Step 4: Deploy DR Orchestration Tools¶
RHACM Configuration¶
- Deploy Red Hat Advanced Cluster Management for cluster failover management.
apiVersion: cluster.open-cluster-management.io/v1
kind: ManagedCluster
metadata:
name: disaster-recovery-cluster
spec:
hubAcceptsClient: true
managedClusterClientConfigs:
- url: https://api.dr-cluster.example.com:6443
Step 5: Automate Failover and Recovery¶
Failover Scripts and Automation¶
- Develop scripts to automate the failover process based on RHACM policies.
#!/bin/bash
# Failover script for disaster recovery activation
# Scale down primary workloads
kubectl scale deployment --all --replicas=0 -n primary-workloads
# Scale up DR workloads
kubectl scale deployment --all --replicas=1 -n disaster-recovery-workloads
# Update DNS settings
update-dns --zone=example.com --record=*.example.com --new-ip=dr-cluster-ip
Step 6: Testing and Validation¶
Disaster Recovery Drills¶
- Conduct regular DR drills to test and validate recovery procedures.

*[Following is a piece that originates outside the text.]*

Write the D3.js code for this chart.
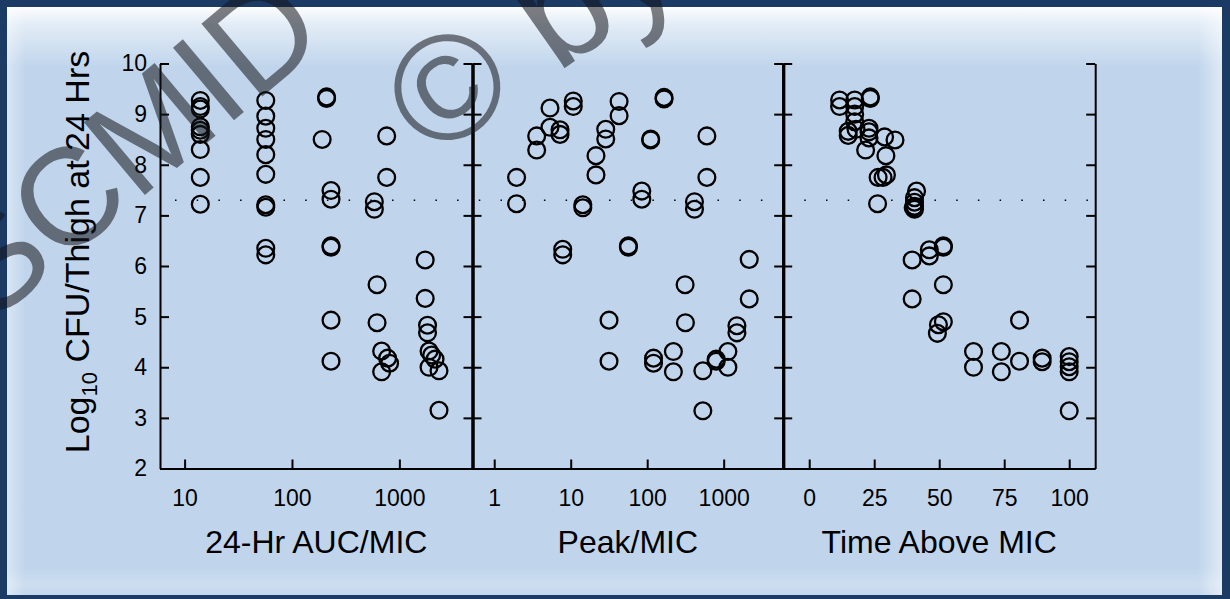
<!DOCTYPE html>
<html>
<head>
<meta charset="utf-8">
<script src="https://cdn.jsdelivr.net/npm/d3@7"></script>
<style>
  html, body { margin: 0; padding: 0; background: #1b3a64; }
  svg { display: block; font-family: "Liberation Sans", Arial, Helvetica, sans-serif; }
</style>
</head>
<body>
<svg id="chart" width="1230" height="599"></svg>
<script>
// ---- data ----------------------------------------------------------------
const yTicks = [2, 3, 4, 5, 6, 7, 8, 9, 10];
const aucTicks = [10, 100, 1000];
const peakTicks = [1, 10, 100, 1000];
const timeTicks = [0, 25, 50, 75, 100];
const stasisLevel = 7.3;

const panelTitles = ["24-Hr AUC/MIC", "Peak/MIC", "Time Above MIC"];
const yTitle = "Log";
const yTitleSub = "10";
const yTitleRest = " CFU/Thigh at 24 Hrs";

// 24-Hr AUC/MIC
const aucX = [
  14, 14, 14, 14, 14, 14, 14, 14, 14,
  57, 57, 57, 57, 57, 57, 57, 57, 57, 57,
  210, 210, 191, 231, 231, 231, 231, 231, 231,
  762, 762, 585, 585, 620, 620, 684, 684, 777, 811,
  1740, 1740, 1830, 1830, 1890, 1890, 2000, 2150, 2340, 2340
];
const aucY = [
  9.27, 9.15, 9.10, 8.75, 8.68, 8.60, 8.30, 7.75, 7.22,
  9.27, 8.96, 8.72, 8.50, 8.20, 7.81, 7.21, 7.16, 6.35, 6.22,
  9.34, 9.31, 8.50, 7.49, 7.32, 6.40, 6.37, 4.93, 4.12,
  8.57, 7.75, 7.27, 7.12, 5.63, 4.88, 4.32, 3.91, 4.18, 4.08,
  6.12, 5.36, 4.83, 4.68, 4.32, 4.00, 4.24, 4.16, 3.93, 3.15
];

// Peak/MIC
const peakX = [
  1.96, 1.96, 3.59, 3.59, 5.36, 5.36, 7.25, 7.25, 10.8, 10.8,
  21.4, 21.4, 28.7, 28.7, 42.9, 42.9, 14.4, 14.4, 7.86, 7.86,
  56.8, 56.8, 85, 85, 111, 111, 166, 166, 415, 415,
  603, 603, 313, 316, 2157, 2157, 31.7, 31.7, 121, 121,
  220, 220, 534, 534, 798, 798, 1135, 1135, 1490, 1490
];
const peakY = [
  7.75, 7.23, 8.57, 8.29, 9.12, 8.74, 8.69, 8.60, 9.26, 9.15,
  8.18, 7.80, 8.70, 8.51, 9.25, 8.97, 7.21, 7.15, 6.33, 6.22,
  6.40, 6.37, 7.48, 7.32, 8.51, 8.49, 9.33, 9.30, 7.27, 7.12,
  8.57, 7.75, 5.63, 4.88, 6.13, 5.35, 4.93, 4.12, 4.18, 4.08,
  4.31, 3.91, 3.93, 3.14, 4.16, 4.12, 4.31, 4.00, 4.82, 4.68
];

// Time above MIC (%)
const timeX = [
  11.7, 11.7, 17.5, 17.5, 17.5, 17.5, 23.5, 23.5,
  15.0, 15.0, 18, 23, 23, 23, 21.7, 29, 33, 29.5,
  26.5, 28.4, 29.7, 26.3,
  41.3, 40.5, 40.5, 40.5, 40.5, 40,
  39.6, 46.2, 46.2, 51.6, 51.6, 51.6, 39.6,
  51.6, 49.7, 49.3,
  63.2, 63.2, 73.9, 73.9, 80.9, 80.9, 89.6, 89.6,
  100, 100, 100, 100, 100
];
const timeY = [
  9.28, 9.15, 9.28, 9.15, 9.00, 8.85, 9.34, 9.31,
  8.66, 8.58, 8.70, 8.72, 8.65, 8.53, 8.29, 8.55, 8.49, 8.18,
  7.75, 7.75, 7.80, 7.23,
  7.48, 7.35, 7.26, 7.18, 7.12, 7.15,
  6.12, 6.32, 6.20, 6.40, 6.37, 5.63, 5.35,
  4.90, 4.84, 4.67,
  4.31, 4.00, 4.31, 3.91, 4.93, 4.12, 4.18, 4.11,
  4.21, 4.11, 4.01, 3.91, 3.14
];

// ---- layout ----------------------------------------------------------------
const W = 1230, H = 599;
const plotTop = 63.5, plotBottom = 468.5;
const edges = [160, 472.5, 783.2, 1095.2];

const svg = d3.select("#chart");
const defs = svg.append("defs");

// slide background: navy frame with a pale blue bevelled panel
function vGrad(id, stops, horizontal) {
  const g = defs.append("linearGradient").attr("id", id)
    .attr("x1", 0).attr("y1", 0).attr("x2", horizontal ? 1 : 0).attr("y2", horizontal ? 0 : 1);
  stops.forEach(s => g.append("stop").attr("offset", s[0])
    .attr("stop-color", "#ffffff").attr("stop-opacity", s[1]));
}
vGrad("topGlow", [[0, 0.95], [0.3, 0.55], [1, 0]], false);
vGrad("leftGlow", [[0, 0.4], [1, 0]], true);
vGrad("rightGlow", [[0, 0], [1, 0.5]], true);
vGrad("bottomGlow", [[0, 0], [0.6, 0.2], [1, 0.05]], false);

svg.append("rect").attr("width", W).attr("height", H).attr("fill", "#1b3a64");
const panel = { x: 7, y: 7, w: 1215, h: 588 };
svg.append("rect").attr("x", panel.x).attr("y", panel.y).attr("width", panel.w).attr("height", panel.h)
  .attr("fill", "#c0d5ec");
svg.append("rect").attr("x", panel.x).attr("y", panel.y).attr("width", panel.w).attr("height", 60)
  .attr("fill", "url(#topGlow)");
svg.append("rect").attr("x", panel.x).attr("y", panel.y).attr("width", 18).attr("height", panel.h)
  .attr("fill", "url(#leftGlow)");
svg.append("rect").attr("x", panel.x + panel.w - 24).attr("y", panel.y).attr("width", 24).attr("height", panel.h)
  .attr("fill", "url(#rightGlow)");
svg.append("rect").attr("x", panel.x).attr("y", 568).attr("width", panel.w).attr("height", 27)
  .attr("fill", "url(#bottomGlow)");

// ---- scales ------------------------------------------------------------------
const y = d3.scaleLinear().domain([2, 10]).range([plotBottom, plotTop]);
const xAuc = d3.scaleLog().domain([5.9, 4800]).range([edges[0], edges[1]]);
const xPeak = d3.scaleLog().domain([0.52, 6000]).range([edges[1], edges[2]]);
const xTime = d3.scaleLinear().domain([-10, 110]).range([edges[2], edges[3]]);

const panels = [
  { x: xAuc, ticks: aucTicks, xs: aucX, ys: aucY, fmt: d3.format("d") },
  { x: xPeak, ticks: peakTicks, xs: peakX, ys: peakY, fmt: d3.format("d") },
  { x: xTime, ticks: timeTicks, xs: timeX, ys: timeY, fmt: d3.format("d") }
];

const chart = svg.append("g");

// stasis reference (dotted)
chart.append("line")
  .attr("x1", 175).attr("x2", edges[3])
  .attr("y1", y(stasisLevel)).attr("y2", y(stasisLevel))
  .attr("stroke", "#000").attr("stroke-width", 1.5)
  .attr("stroke-dasharray", "1.5,20.2");

function styleAxis(g, width) {
  g.selectAll("path.domain").attr("stroke", "#000").attr("stroke-width", width);
  g.selectAll(".tick line").attr("stroke", "#000").attr("stroke-width", 2);
  g.selectAll(".tick text").attr("fill", "#000").style("font-size", "23px")
    .style("font-family", "'Liberation Sans', Arial, sans-serif");
}

panels.forEach((p, i) => {
  // x axis along the bottom, ticks pointing inward
  const xa = chart.append("g").attr("transform", `translate(0,${plotBottom})`)
    .call(d3.axisBottom(p.x).tickValues(p.ticks).tickFormat(p.fmt)
      .tickSizeInner(-9).tickSizeOuter(0).tickPadding(21));
  styleAxis(xa, 2.2);

  // left edge of the panel
  const la = chart.append("g").attr("transform", `translate(${edges[i]},0)`)
    .call(d3.axisLeft(y).tickValues(yTicks)
      .tickFormat(i === 0 ? d3.format("d") : () => "")
      .tickSizeInner(-9).tickSizeOuter(0).tickPadding(13));
  styleAxis(la, i === 0 ? 2 : 3);

  // right edge of the panel
  const ra = chart.append("g").attr("transform", `translate(${edges[i + 1]},0)`)
    .call(d3.axisRight(y).tickValues(yTicks).tickFormat(() => "")
      .tickSizeInner(-9).tickSizeOuter(0));
  styleAxis(ra, i === 2 ? 2 : 3);

  // points
  chart.append("g").selectAll("circle")
    .data(p.xs.map((v, k) => [v, p.ys[k]]))
    .join("circle")
    .attr("cx", d => p.x(d[0]))
    .attr("cy", d => y(d[1]))
    .attr("r", 8.4)
    .attr("fill", "none")
    .attr("stroke", "#000")
    .attr("stroke-width", 2.3);

  // panel title
  chart.append("text")
    .attr("x", (edges[i] + edges[i + 1]) / 2)
    .attr("y", 553)
    .attr("text-anchor", "middle")
    .style("font-size", "32px")
    .attr("fill", "#000")
    .text(panelTitles[i]);
});

// y title with subscript
const yt = chart.append("text")
  .attr("transform", `translate(89,252) rotate(-90)`)
  .attr("text-anchor", "middle")
  .style("font-size", "34px")
  .attr("fill", "#000");
yt.append("tspan").text(yTitle);
yt.append("tspan").attr("dy", 8).style("font-size", "22px").text(yTitleSub);
yt.append("tspan").attr("dy", -8).text(yTitleRest);

// ---- watermark -------------------------------------------------------------
const wm = svg.append("g").attr("fill", "rgba(20,22,28,0.55)")
  .style("font-family", "'Liberation Sans', Arial, sans-serif");
wm.append("text").attr("transform", "translate(66,196) rotate(-40)")
  .style("font-size", "138px")
  .attr("x", -234).attr("y", 50).text("ESCMID eLibrary");
wm.append("text").attr("transform", "translate(447,87) rotate(-35)")
  .style("font-size", "150px")
  .attr("x", -55).attr("y", 52).text("© by author");
</script>
</body>
</html>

# Trigger disaster recovery drill
run-drill --cluster=disaster-recovery-cluster --scenario=full-cluster-failure
Troubleshooting Guide¶
Common Issues and Solutions¶
Replication Lag¶
- Issue: Data replication falls behind
- Solution:
- Increase network bandwidth
- Optimize replication frequencies
- Monitor replication service for bottlenecks
Failover Errors¶
- Issue: Failover task errors or delays
- Solution:
- Verify failover scripts and automation procedures
- Test DNS updates and propagation
- Check cluster configuration consistency
Network Connectivity Issues¶
- Issue: VPN or network interruptions
- Solution:
- Test alternate routes and consider multi-path routing
- Verify firewall and security group configurations
- Implement continuous network monitoring
Best Practices¶
Strategy and Planning¶
- Comprehensive Planning: Develop detailed DR plans aligned with business priorities
- Periodic Reviews: Regularly review DR strategies and update based on changes in infrastructure
- Stakeholder Engagement: Involve all relevant stakeholders in DR planning and testing
Technology and Tools¶
- Automation: Leverage automation for failover processes to minimize human error
- Monitoring and Alerts: Implement monitoring and alerting for quick detection of failures
- Compliance and Auditing: Ensure DR plans meet compliance and regulatory requirements
Integration with RH OVE Ecosystem¶
Multi-Cluster Management¶
- Use RHACM for managing multiple clusters, facilitating disaster recovery coordination
Environmental Parity¶
- Ensure consistency in configurations between primary and secondary environments
This guide provides the steps and best practices necessary to establish robust disaster recovery systems within the RH OVE ecosystem, ensuring business continuity and data availability even in the event of a major failure or disaster.